Tuesday, March 11, 2008

Link to Document Collection on Expulsion of Sudeten Germans

I found this link recently to an English language translation of Dokumente Austreibung der Sudetendeutschen (Documents on the Expulsion of the Sudeten Germans). It has 370 eyewitness accounts by survivors of this ethnic cleansing. These reports were taken shortly after the events described. I glanced at the first 40 reports and they were all given between 1945 and 1951, most of them in 1945 and 1946. They detail the various murders, robberies, internments in concentration camps and other crimes committed against the Sudeten Germans in 1945 and 1946 during the expulsions.

The Czechs made no distinction between Germans that supported the Nazis and those that did not and brutally murdered many women and children in the process of expelling more than three million people. Even German Communist Party members who had been active anti-fascists did not receive immunity from persecution. (see report number 3). Nor did the blind (see reports numbers 4 and 5) or old women (see reports 9 and 10). On 18-19 June 1945, a group of Czechs murdered 71 German men, 120 women and 74 children in the town of Prerau/Prerov. (Pykel, p. 18). Among the Sudeten Germans robbed of all their property and permanently exiled from their homeland was Righteous Gentile Oskar Schindler. (Hayden, p. 728). There can be no justification for such crimes against humanity.

Sources cited in addition to Documents on the Expulsion of the Sudeten Germans

Robert M. Hayden, "Schindler's Fate: Genocide, Ethnic Cleansing, and Population Transfers," Slavic Review, Vol 55, No. 4 (Winter 1996), pp. 727-748.

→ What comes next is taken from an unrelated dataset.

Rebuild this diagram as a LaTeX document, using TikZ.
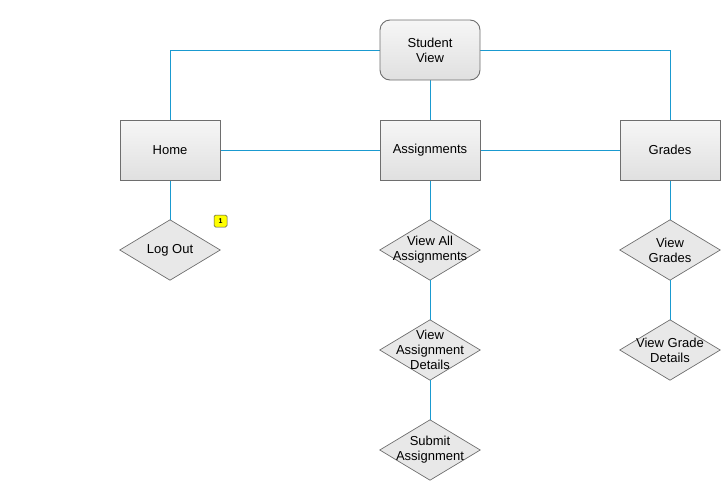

Piotr Pykel, "The Expulsion of the Germans from Czechoslovakia," in Steffen Prauser and Arfon Rees, eds., The Expulsion of the 'German' Communities from Eastern Europe at the End of the Second World War (Florence, Italy: European University Institute, 2004).

2 comments:

levi9909 said...

I agree with you entirely but should not "Righteous Gentile" be in quotes?

J. Otto Pohl said...

Mark:

It probably should be in quotation marks. But, I took the term from the Hayden article and he does not use quotion marks.